From Engine to Drag: Spot ETFs See Record Outflows

The geopolitical panic and the crack in Strategy's faith ultimately translated into a capital stampede through traditional finance channels, specifically spot ETFs. The data reveals a startling picture: US spot Bitcoin ETFs have now suffered net outflows for 11 consecutive trading days, with investors withdrawing nearly $3.5 billion in total, setting a record for the longest streak of outflows.

Over the past two-plus years of the bull cycle, spot ETFs acted as a "super engine," channeling a steady stream of Wall Street capital into the crypto market. However, ETFs are a double-edged sword; their compliant and convenient channels also mean traditional investors can exit just as swiftly.

When the US-Iran conflict sparked fear, defensive redemptions by traditional pension funds and wealth managers via the ETF channel forced ETF managers to sell an equivalent value of Bitcoin in the spot market to meet liquidity demands. This mechanism amplified the initially crypto-contained local panic manifold through traditional financial markets, creating a vicious negative feedback loop: price decline > ETF redemptions > spot selling > further price decline.

The greatest contributor of the past two years has now become the biggest drag as the liquidity cycle turns.

Sean McNulty, Head of Derivatives Trading for Asia Pacific at FalconX, commented, "A confirmed daily or weekly close below $70,000 would signal a structural shift, not just a reaction to headlines."

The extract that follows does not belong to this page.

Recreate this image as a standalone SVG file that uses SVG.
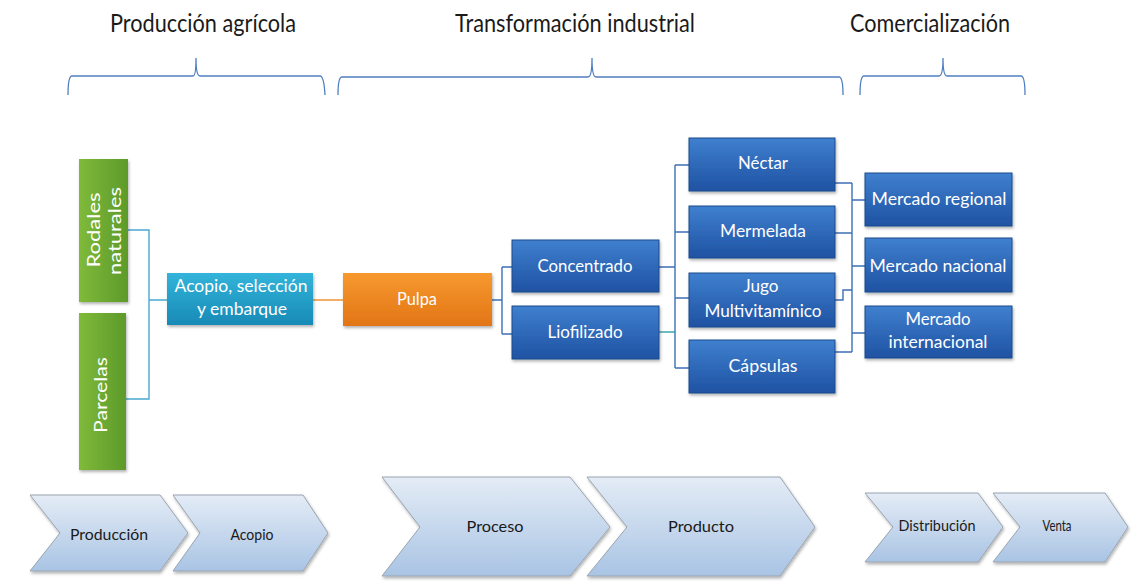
<svg xmlns="http://www.w3.org/2000/svg" width="1132" height="587" viewBox="0 0 1132 587">
<defs>
  <linearGradient id="gBlue" x1="0" y1="0" x2="0" y2="1">
    <stop offset="0" stop-color="#3f80cf"/>
    <stop offset="1" stop-color="#1f52a2"/>
  </linearGradient>
  <linearGradient id="gGreen" x1="0" y1="0" x2="1" y2="0">
    <stop offset="0" stop-color="#7fba3a"/>
    <stop offset="1" stop-color="#5d9a2a"/>
  </linearGradient>
  <linearGradient id="gCyan" x1="0" y1="0" x2="0" y2="1">
    <stop offset="0" stop-color="#33b4da"/>
    <stop offset="1" stop-color="#178ab6"/>
  </linearGradient>
  <linearGradient id="gOrange" x1="0" y1="0" x2="0" y2="1">
    <stop offset="0" stop-color="#f7992f"/>
    <stop offset="1" stop-color="#e27516"/>
  </linearGradient>
  <linearGradient id="gChev" x1="0" y1="0" x2="0" y2="1">
    <stop offset="0" stop-color="#e4ecf6"/>
    <stop offset="1" stop-color="#a9c4e4"/>
  </linearGradient>
  <filter id="sh" x="-10%" y="-10%" width="130%" height="140%">
    <feDropShadow dx="1" dy="2" stdDeviation="1.5" flood-color="#000" flood-opacity="0.3"/>
  </filter>
</defs>
<style>
  .hdr{font-family:Lato,"Open Sans",sans-serif;font-size:25px;fill:#1a1a1a;text-anchor:middle}
  .wt{font-family:Lato,"Open Sans",sans-serif;font-size:17px;fill:#ffffff;text-anchor:middle}
  .ct{font-family:Lato,"Open Sans",sans-serif;font-size:16px;fill:#1a1a1a;text-anchor:middle}
  .blue{fill:url(#gBlue);stroke:#1c4a8c;stroke-width:1;filter:url(#sh)}
  .green{fill:url(#gGreen);filter:url(#sh)}
  .cyan{fill:url(#gCyan);filter:url(#sh)}
  .orange{fill:url(#gOrange);filter:url(#sh)}
  .chev{fill:url(#gChev);stroke:#9aa4b0;stroke-width:1;filter:url(#sh)}
  .brace{fill:none;stroke:#4f7fc0;stroke-width:1.3}
  .c{fill:none;stroke-width:1.4}
</style>
<rect width="1132" height="587" fill="#ffffff"/>

<g id="headers">
  <text class="hdr" x="203" y="32" textLength="186" lengthAdjust="spacingAndGlyphs">Producción agrícola</text>
  <text class="hdr" x="575" y="32" textLength="240" lengthAdjust="spacingAndGlyphs">Transformación industrial</text>
  <text class="hdr" x="930" y="32" textLength="160" lengthAdjust="spacingAndGlyphs">Comercialización</text>
</g>

<g id="braces">
  <path class="brace" d="M68,95 Q68,76 72,76 L193,76 Q196,76 196,58 Q196,76 200,76 L320,76 Q324,76 325,95"/>
  <path class="brace" d="M338,95 Q338,77 342,77 L588,77 Q592,77 592,58 Q592,77 596,77 L839,77 Q843,77 843,95"/>
  <path class="brace" d="M860,95 Q860,76 864,76 L939,76 Q943,76 943,58 Q943,76 947,76 L1021,76 Q1025,76 1025,95"/>
</g>

<g id="connectors">
  <path class="c" stroke="#4aa8d0" d="M128,230 H149 V399 H126 M149,300 H167"/>
  <path class="c" stroke="#f08a24" d="M313,300 H343"/>
  <path class="c" stroke="#3d6fb6" d="M492,300 H502 M502,267 V334 M502,267 H512 M502,334 H512"/>
  <path class="c" stroke="#3d6fb6" d="M659,267 H675 M675,165 V368 M675,165 H689 M675,232 H689 M675,298 H689 M675,368 H689"/>
  <path class="c" stroke="#2fa0a8" d="M659,332 H675"/>
  <path class="c" stroke="#3d6fb6" d="M835,183 H852 M835,233 H852 M835,300 H843 V290 H852 M835,352 H852 M852,183 V352 M852,200 H865 M852,266 H865 M852,333 H865"/>
</g>

<g id="rodales">
  <rect class="green" x="79" y="159" width="49" height="143"/>
  <text class="wt" transform="translate(100,230) rotate(-90)" x="0" y="0" textLength="75" lengthAdjust="spacingAndGlyphs">Rodales</text>
  <text class="wt" transform="translate(121,231) rotate(-90)" x="0" y="0" textLength="88" lengthAdjust="spacingAndGlyphs">naturales</text>
</g>
<g id="parcelas">
  <rect class="green" x="79" y="313" width="47" height="157"/>
  <text class="wt" transform="translate(107,395) rotate(-90)" x="0" y="0" textLength="76" lengthAdjust="spacingAndGlyphs">Parcelas</text>
</g>
<g id="acopio">
  <rect class="cyan" x="167" y="273" width="146" height="52"/>
  <text class="wt" x="241" y="292" textLength="133" lengthAdjust="spacingAndGlyphs">Acopio, selección</text>
  <text class="wt" x="242" y="315" textLength="90" lengthAdjust="spacingAndGlyphs">y embarque</text>
</g>
<g id="pulpa">
  <rect class="orange" x="343" y="273" width="149" height="53"/>
  <text class="wt" x="417" y="305" textLength="40" lengthAdjust="spacingAndGlyphs">Pulpa</text>
</g>
<g id="concentrado">
  <rect class="blue" x="512" y="240" width="147" height="52"/>
  <text class="wt" x="585" y="272" textLength="95" lengthAdjust="spacingAndGlyphs">Concentrado</text>
</g>
<g id="liofilizado">
  <rect class="blue" x="512" y="306" width="147" height="53"/>
  <text class="wt" x="585" y="338" textLength="75" lengthAdjust="spacingAndGlyphs">Liofilizado</text>
</g>
<g id="nectar">
  <rect class="blue" x="689" y="138" width="146" height="53"/>
  <text class="wt" x="763" y="169" textLength="50" lengthAdjust="spacingAndGlyphs">Néctar</text>
</g>
<g id="mermelada">
  <rect class="blue" x="689" y="206" width="146" height="52"/>
  <text class="wt" x="763" y="237" textLength="86" lengthAdjust="spacingAndGlyphs">Mermelada</text>
</g>
<g id="jugo">
  <rect class="blue" x="689" y="273" width="146" height="54"/>
  <text class="wt" x="761" y="292" textLength="35" lengthAdjust="spacingAndGlyphs">Jugo</text>
  <text class="wt" x="763" y="317" textLength="117" lengthAdjust="spacingAndGlyphs">Multivitamínico</text>
</g>
<g id="capsulas">
  <rect class="blue" x="689" y="340" width="146" height="53"/>
  <text class="wt" x="763" y="372" textLength="69" lengthAdjust="spacingAndGlyphs">Cápsulas</text>
</g>
<g id="mregional">
  <rect class="blue" x="865" y="173" width="147" height="53"/>
  <text class="wt" x="939" y="205" textLength="135" lengthAdjust="spacingAndGlyphs">Mercado regional</text>
</g>
<g id="mnacional">
  <rect class="blue" x="865" y="238" width="147" height="54"/>
  <text class="wt" x="938" y="272" textLength="137" lengthAdjust="spacingAndGlyphs">Mercado nacional</text>
</g>
<g id="minternacional">
  <rect class="blue" x="865" y="306" width="147" height="52"/>
  <text class="wt" x="938" y="325" textLength="65" lengthAdjust="spacingAndGlyphs">Mercado</text>
  <text class="wt" x="938" y="348" textLength="99" lengthAdjust="spacingAndGlyphs">internacional</text>
</g>

<g id="produccion">
  <polygon class="chev" points="30,495 160,495 188,533 160,571 30,571 60,533"/>
  <text class="ct" x="109" y="540" textLength="78" lengthAdjust="spacingAndGlyphs">Producción</text>
</g>
<g id="acopio-chev">
  <polygon class="chev" points="173,495 303,495 328,533 303,571 173,571 200,533"/>
  <text class="ct" x="252" y="540" textLength="43" lengthAdjust="spacingAndGlyphs">Acopio</text>
</g>
<g id="proceso">
  <polygon class="chev" points="382,477 570,477 610,527 570,576 382,576 420,527"/>
  <text class="ct" x="495" y="532" textLength="57" lengthAdjust="spacingAndGlyphs">Proceso</text>
</g>
<g id="producto">
  <polygon class="chev" points="587,477 780,477 815,527 780,576 587,576 627,527"/>
  <text class="ct" x="701" y="532" textLength="66" lengthAdjust="spacingAndGlyphs">Producto</text>
</g>
<g id="distribucion">
  <polygon class="chev" points="865,493 978,493 1003,527 978,562 865,562 893,527"/>
  <text class="ct" x="937" y="531" textLength="77" lengthAdjust="spacingAndGlyphs">Distribución</text>
</g>
<g id="venta">
  <polygon class="chev" points="993,493 1105,493 1128,527 1105,562 993,562 1020,527"/>
  <text class="ct" x="1057" y="531" textLength="29" lengthAdjust="spacingAndGlyphs">Venta</text>
</g>
</svg>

For Bitcoin, the battle for the $70,000 level is no longer just a technical tug-of-war between bulls and bears; it is a fight for identity. If confidence cannot be rebuilt at this level, the market may face a deeper valuation reassessment. Against a macro backdrop of sustained high Federal Reserve interest rates, resurgent inflation, and ongoing geopolitical conflict, the odds of winning this defensive battle are not optimistic. What Bitcoin needs to prove is no longer how high its price can go, but what purpose it truly serves in a real crisis.